Can We All Just Admit That Conservatives Have Been Right About The Economy And Obama Has Been Wrong?

Can We All Just Admit That Conservatives Have Been Right About The Economy And Obama Has Been Wrong?

One thing that should alarm liberals, well in some bizarro world where liberals care whether their policies work or not, is that conservative predictions about Barack Obama’s economic policies have been spot on.

We said the stimulus wouldn’t get the economy cranked up again — and it hasn’t. We said it was a huge mistake for the government to become intimately involved with GM and Chrysler. The taxpayers are going to lose 14 billion dollars on GM alone. We said Obama’s attempts to make it more difficult to drill oil would drive up gas prices. That’s happened, too.

We’ve also said that uncertainty caused by Obama’s economic policies would stifle economic growth because corporations would be afraid to take risks. Now, we find that American companies are holding onto record cash reserves.

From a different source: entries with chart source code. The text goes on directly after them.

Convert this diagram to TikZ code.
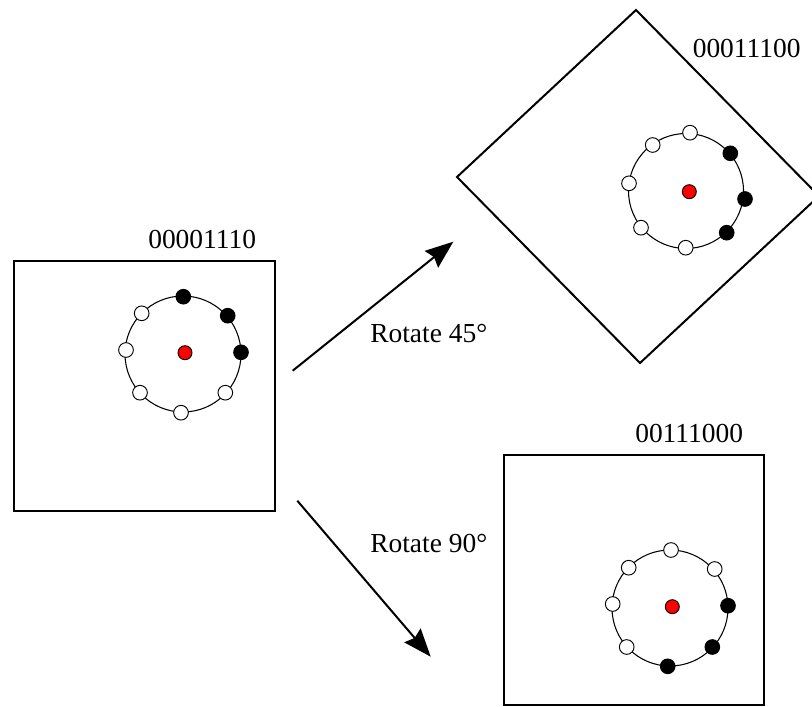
\documentclass[tikz,border=0pt]{standalone}
\usepackage{fontspec}
\setmainfont{Liberation Serif}
\usetikzlibrary{arrows.meta}
\begin{document}
\begin{tikzpicture}[x=0.75pt,y=-0.75pt,
  frame/.style={draw, line width=1.5pt, line join=miter},
  ring/.style={draw, line width=0.8pt},
  bit/.style={circle, draw, line width=0.7pt, minimum size=11pt, inner sep=0pt},
  on/.style={bit, fill=black},
  off/.style={bit, fill=white},
  pivot/.style={bit, fill=red, minimum size=10.5pt},
  code/.style={font=\fontsize{20.6}{24}\selectfont, inner sep=0pt, anchor=base west},
  move/.style={line width=1.5pt, -{Stealth[length=21pt, width=16pt, inset=2.5pt]}},
]
\useasboundingbox (0,0) rectangle (812,706);

% ---- original pattern ----
\draw[frame] (14,261) rectangle (275,511);
\node[code] (codeA) at (148,248.3) {00001110};
\draw[ring] (183,354) circle[radius=58];
\node[on]  (a1) at (183.3,296.7) {};
\node[on]  (a2) at (227.7,315.7) {};
\node[on]  (a3) at (241,352.3) {};
\node[off] (a4) at (225.3,392.7) {};
\node[off] (a5) at (181,412.7) {};
\node[off] (a6) at (140,392.7) {};
\node[off] (a7) at (126,350) {};
\node[off] (a8) at (141.7,313.3) {};
\node[pivot] (ac) at (185,352.7) {};

% ---- rotated by 45 degrees ----
\draw[frame] (636,10) -- (819,196) -- (640,363) -- (457,177) -- cycle;
\node[code] (codeB) at (692.5,57.3) {00011100};
\draw[ring] (686,191) circle[radius=57.5];
\node[off] (b1) at (690,132.7) {};
\node[on]  (b2) at (730.3,153.3) {};
\node[on]  (b3) at (745,199) {};
\node[on]  (b4) at (726.7,232.7) {};
\node[off] (b5) at (685.7,247.7) {};
\node[off] (b6) at (641,227.7) {};
\node[off] (b7) at (629,183.3) {};
\node[off] (b8) at (652.7,145) {};
\node[pivot] (bc) at (689.3,191.7) {};

% ---- rotated by 90 degrees ----
\draw[frame] (504,455) rectangle (764,705);
\node[code] (codeC) at (635,442.3) {00111000};
\draw[ring] (670,608) circle[radius=58];
\node[off] (c1) at (671,550) {};
\node[off] (c2) at (714.7,569) {};
\node[on]  (c3) at (728,605.7) {};
\node[on]  (c4) at (712.3,647) {};
\node[on]  (c5) at (667.7,666.3) {};
\node[off] (c6) at (626.7,647) {};
\node[off] (c7) at (612.7,604) {};
\node[off] (c8) at (628.7,567.7) {};
\node[pivot] (cc) at (672.3,606.7) {};

% ---- transformation arrows ----
\coordinate (s1) at (292.7,370.7);
\coordinate (t1) at (453.3,241.7);
\coordinate (s2) at (297.3,500.7);
\coordinate (t2) at (430.7,656.7);
\draw[move] (s1) -- (t1);
\draw[move] (s2) -- (t2);
\node[code] (lab1) at (370,342.3) {Rotate 45°};
\node[code] (lab2) at (370,552.3) {Rotate 90°};
\end{tikzpicture}
\end{document}
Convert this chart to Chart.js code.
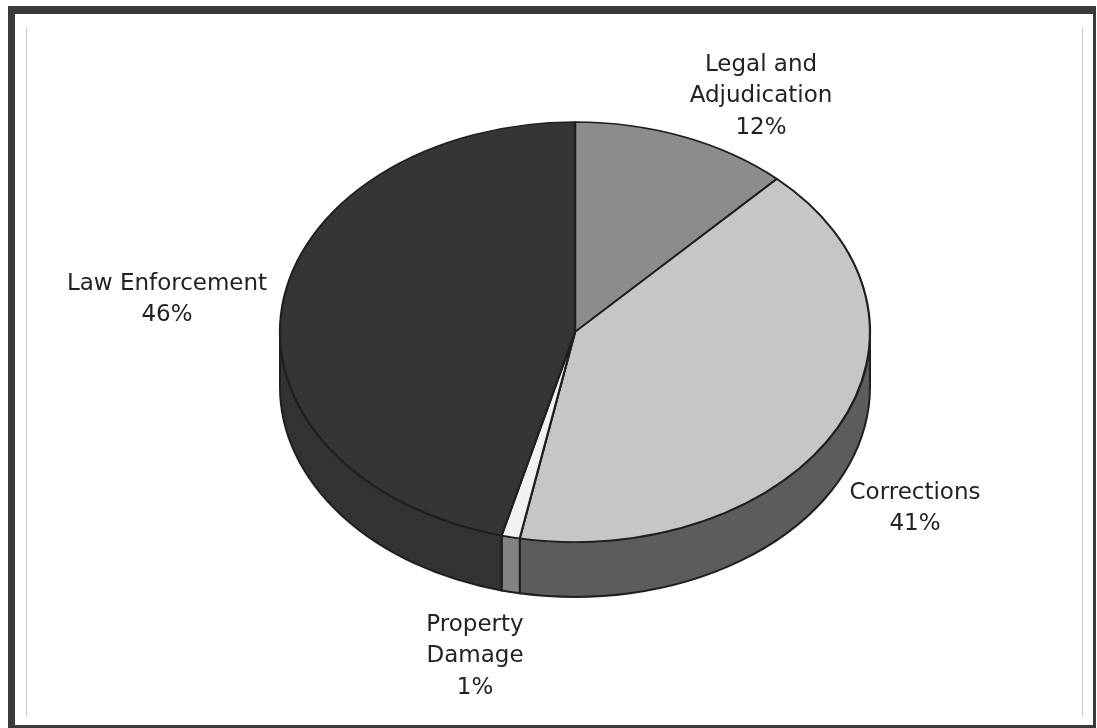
<!DOCTYPE html>
<html>
<head>
<meta charset="utf-8">
<title>Cost distribution</title>
<script src="https://cdn.jsdelivr.net/npm/chart.js@4.4.1/dist/chart.umd.min.js"></script>
<style>
  html, body { margin: 0; padding: 0; background: #ffffff; }
  #chart { display: block; }
</style>
</head>
<body>
<canvas id="chart" width="1097" height="728"></canvas>
<script>
// Slices, clockwise from twelve o'clock
const categories = ['Legal and Adjudication', 'Corrections', 'Property Damage', 'Law Enforcement'];
const shares = [12, 41, 1, 46];
const labelLines = [['Legal and', 'Adjudication'], ['Corrections'], ['Property', 'Damage'], ['Law Enforcement']];

// Styling
const topColors  = ['#8c8c8c', '#c6c6c6', '#f2f2f2', '#353535'];
const sideColors = ['#5a5a5a', '#5c5c5c', '#828282', '#323232'];
const edgeColor  = '#1f1f1f';

// Tilted pie layout (pixels)
const PIE = { cx: 575, cy: 332, rx: 295, ry: 210, depth: 55 };
const LABEL_POS = [[761, 65], [915, 493], [475, 625], [167, 284]];
const LINE_STEP = 31.5;

function frontSegments(s, e) {
  const out = [];
  for (let k = -1; k <= 1; k++) {
    const lo = Math.max(s, 2 * Math.PI * k);
    const hi = Math.min(e, 2 * Math.PI * k + Math.PI);
    if (hi > lo) out.push([lo, hi]);
  }
  return out;
}

const framePlugin = {
  id: 'frame',
  beforeDraw(chart) {
    const ctx = chart.ctx;
    ctx.save();
    ctx.fillStyle = '#ffffff';
    ctx.fillRect(0, 0, chart.width, chart.height);
    ctx.fillStyle = '#3a3a3a';
    ctx.fillRect(8, 6, 7, 722);
    ctx.fillRect(8, 6, 1085, 8);
    ctx.fillRect(1093, 6, 3, 722);
    ctx.fillRect(8, 725, 1088, 3);
    ctx.strokeStyle = '#d0d0d0';
    ctx.lineWidth = 1;
    ctx.beginPath();
    ctx.moveTo(26.5, 27); ctx.lineTo(26.5, 717);
    ctx.moveTo(1082.5, 27); ctx.lineTo(1082.5, 717);
    ctx.stroke();
    ctx.restore();
  }
};

const tiltPlugin = {
  id: 'tilt',
  beforeDatasetsDraw(chart) {
    const ctx = chart.ctx;
    const meta = chart.getDatasetMeta(0);
    const ref = meta.data[0];
    // rim of the front half, drawn beneath the top face
    meta.data.forEach((arc, i) => {
      frontSegments(arc.startAngle, arc.endAngle).forEach(([a, b]) => {
        ctx.beginPath();
        ctx.ellipse(PIE.cx, PIE.cy, PIE.rx, PIE.ry, 0, a, b, false);
        ctx.ellipse(PIE.cx, PIE.cy + PIE.depth, PIE.rx, PIE.ry, 0, b, a, true);
        ctx.closePath();
        ctx.fillStyle = sideColors[i];
        ctx.fill();
        ctx.lineWidth = 2;
        ctx.strokeStyle = edgeColor;
        ctx.stroke();
      });
    });
    // squash the circular pie into the tilted ellipse
    ctx.save();
    ctx.translate(PIE.cx, PIE.cy);
    ctx.scale(PIE.rx / ref.outerRadius, PIE.ry / ref.outerRadius);
    ctx.translate(-ref.x, -ref.y);
  },
  afterDatasetsDraw(chart) {
    const ctx = chart.ctx;
    ctx.restore();
    ctx.save();
    ctx.font = '23px "DejaVu Sans", Verdana, sans-serif';
    ctx.fillStyle = '#222222';
    ctx.textAlign = 'center';
    ctx.textBaseline = 'middle';
    shares.forEach((v, i) => {
      const lines = labelLines[i].concat([v + '%']);
      const [x, y] = LABEL_POS[i];
      lines.forEach((t, j) => ctx.fillText(t, x, y + j * LINE_STEP));
    });
    ctx.restore();
  }
};

new Chart(document.getElementById('chart'), {
  type: 'pie',
  data: {
    labels: categories,
    datasets: [{
      data: shares,
      backgroundColor: topColors,
      borderColor: edgeColor,
      borderWidth: 2.6,
      clip: false
    }]
  },
  options: {
    responsive: false,
    animation: false,
    events: [],
    layout: { padding: 20 },
    plugins: {
      legend: { display: false },
      tooltip: { enabled: false }
    }
  },
  plugins: [framePlugin, tiltPlugin]
});
</script>
</body>
</html>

So, why are they holding onto that money instead of taking risks and creating jobs? Investor’s Business Daily has a great piece on it.

Government spending, as a share of the economy, has soared 25%. Regulations, many of them arbitrary and foolish, such as the ban on incandescent light bulbs, have never been more numerous.

Businesses say in survey after survey that, with all the government’s micromanaging of the economy, they are uncertain of what comes next, and therefore are postponing investment and hiring decisions.

But to top economic officials like Bernanke, it’s not clear by now what’s wrong. Really? How about:

– $830 billion in failed, corrupt stimulus efforts?

– A $700 billion TARP program that was promised as a way to stabilize the banks but ended up as a kind of union-crony slush fund?

– The government takeover of GM and Chrysler?

– The punitive re-regulating of Wall Street through a Dodd-Frank bill that affected even those entities that had nothing to do with the financial meltdown?

– Small-business fears about higher taxes and stringent, new green regulations that are making it harder to plan and make profits?

– Soaring oil prices that the government seems not only to tolerate, but also to actively advocate by refusing to permit our oil companies to drill for more?

– The admission by Vice President Joe Biden, put in charge of efforts on the economy, that higher taxes are “most important to us Democrats”?

– And, finally, the Bernanke Fed’s own $1.7 trillion in quantitative easing – a fancy central bankers term for “let’s print more money”?

Seriously, does Bernanke – and for that matter, all the other policymakers who say they’re “surprised” at the weakness in our economy – really think all this is normal?

Look at what’s transpiring in our markets. After repeated government intervention, no one today knows the real price of food, housing, energy, raw industrial goods, bonds or stocks. The amount of government money distorting these vital parts of our free economy is so great, our markets can’t really function.

Liberals imagine that the world is static and they can tinker with it any way they please without consequences from the bowels of D.C. Then, if it all falls apart, well, they’re not playing with their own money anyway, so who cares? Unfortunately, they’re playing games they don’t understand with the lives of real people who have to live with the consequences of their decisions. This is what liberals never seem to learn: People react negatively to stupid.